The Preliminary Economic Assessment was prepared by Wardrop consultants, all of whom are independent of Majestic and are Qualified Persons as defined by section 1.4 of National Instrument 43-101. The QP's have reviewed and approved the information in this news release. The consultants (QPs) with their responsibilities are as follows:

Wardrop, under the direction of Greg Mosher, P.Geo., for all matters relating to geology and mineral resource estimate.

Wardrop, under the direction of Nory Narciso, P.Eng., for all matters relating to mine planning, mine design and report coordination.

Wardrop, under the direction of John Huang, P.Eng., for all matters relating to mineral processing, metallurgical testing, infrastructure, tailings management facility, environmental impact considerations, license and permit, operating and capital cost estimates and smelting terms.
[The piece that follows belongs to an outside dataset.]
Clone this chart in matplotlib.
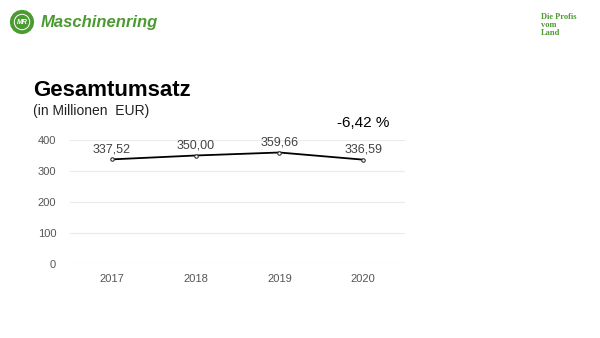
import matplotlib.pyplot as plt
from matplotlib.patches import Circle, RegularPolygon

plt.rcParams['font.family'] = ['Liberation Sans', 'DejaVu Sans']

years = ['2017', '2018', '2019', '2020']
umsatz = [337.52, 350.00, 359.66, 336.59]
labels = ['337,52', '350,00', '359,66', '336,59']
y_ticks = [0, 100, 200, 300, 400]

green = '#4b9b32'

fig = plt.figure(figsize=(6, 3.38), dpi=100)
ax = fig.add_axes([70 / 600, 1 - 264 / 338, 335 / 600, 124 / 338])

x = range(len(years))
ax.plot(x, umsatz, color='black', lw=1.3, marker='o', ms=2.5,
        mfc='white', mec='#333333', mew=0.8, zorder=3)
for xi, v, t in zip(x, umsatz, labels):
    ax.annotate(t, (xi, v), xytext=(0, 3), textcoords='offset points',
                ha='center', va='bottom', fontsize=9, color='#444444')

ax.set_xlim(-0.5, len(years) - 0.5)
ax.set_ylim(0, 400)
ax.set_yticks(y_ticks)
ax.set_xticks(list(x))
ax.set_xticklabels(years)
ax.grid(axis='y', color='#ebebeb', lw=0.8)
ax.set_axisbelow(True)
for s in ax.spines.values():
    s.set_visible(False)
ax.tick_params(length=0, labelsize=8, colors='#555555', pad=7)
ax.tick_params(axis='y', pad=10)

# Titel
fig.text(33 / 600, 1 - 91 / 338, 'Gesamtumsatz', fontsize=16, fontweight='bold',
         va='center', ha='left', color='black')
fig.text(33 / 600, 1 - 111 / 338, '(in Millionen  EUR)', fontsize=10,
         va='center', ha='left', color='#222222')
fig.text(363 / 600, 1 - 123 / 338, '-6,42 %', fontsize=11, va='center',
         ha='center', color='black')

# Logo
logo = fig.add_axes([0, 1 - 44 / 338, 44 / 600, 44 / 338])
logo.set_xlim(0, 44)
logo.set_ylim(44, 0)
logo.set_aspect('equal')
logo.axis('off')
logo.add_patch(RegularPolygon((22, 22), 16, radius=11.5, color=green))
logo.add_patch(Circle((22, 22), 7.5, color='white'))
logo.add_patch(Circle((22, 22), 6.5, color=green))
logo.text(22, 22.5, 'MR', fontsize=5, fontweight='bold', color='white',
          ha='center', va='center', style='italic')
fig.text(41 / 600, 1 - 22 / 338, 'Maschinenring', fontsize=12, fontweight='bold',
         style='italic', color=green, va='center', ha='left')

fig.text(541 / 600, 1 - 25 / 338, 'Die Profis\nvom\nLand', fontsize=6,
         fontweight='bold', color=green, va='center', ha='left',
         family='Liberation Serif', linespacing=0.95)

fig.savefig('out.png', dpi=100)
Wardrop, under the direction of Miloje Vicentijevic, P.Eng., M.Eng. for all matters relating to economic analysis. 

Mike Hibbitts, P.Geo VP Development and Exploration, and a Director of Majestic, has read and approved the information in this news release.

On Behalf of the Board of Directors

MAJESTIC GOLD CORP.

Rod Husband, P.Geo, President

This news release may contain forward-looking statements including but not limited to comments regarding the timing and content of upcoming work programs, geological interpretations, receipt of property titles, potential mineral recovery processes, etc. Forward-looking statements address future events and conditions and therefore, involve inherent risks and uncertainties. Actual results may differ materially from those currently anticipated in such statements.

Neither TSX Venture Exchange nor its Regulation Services Provider (as that term is defined in the policies of the TSX Venture Exchange) accepts responsibility for the adequacy or accuracy of this release.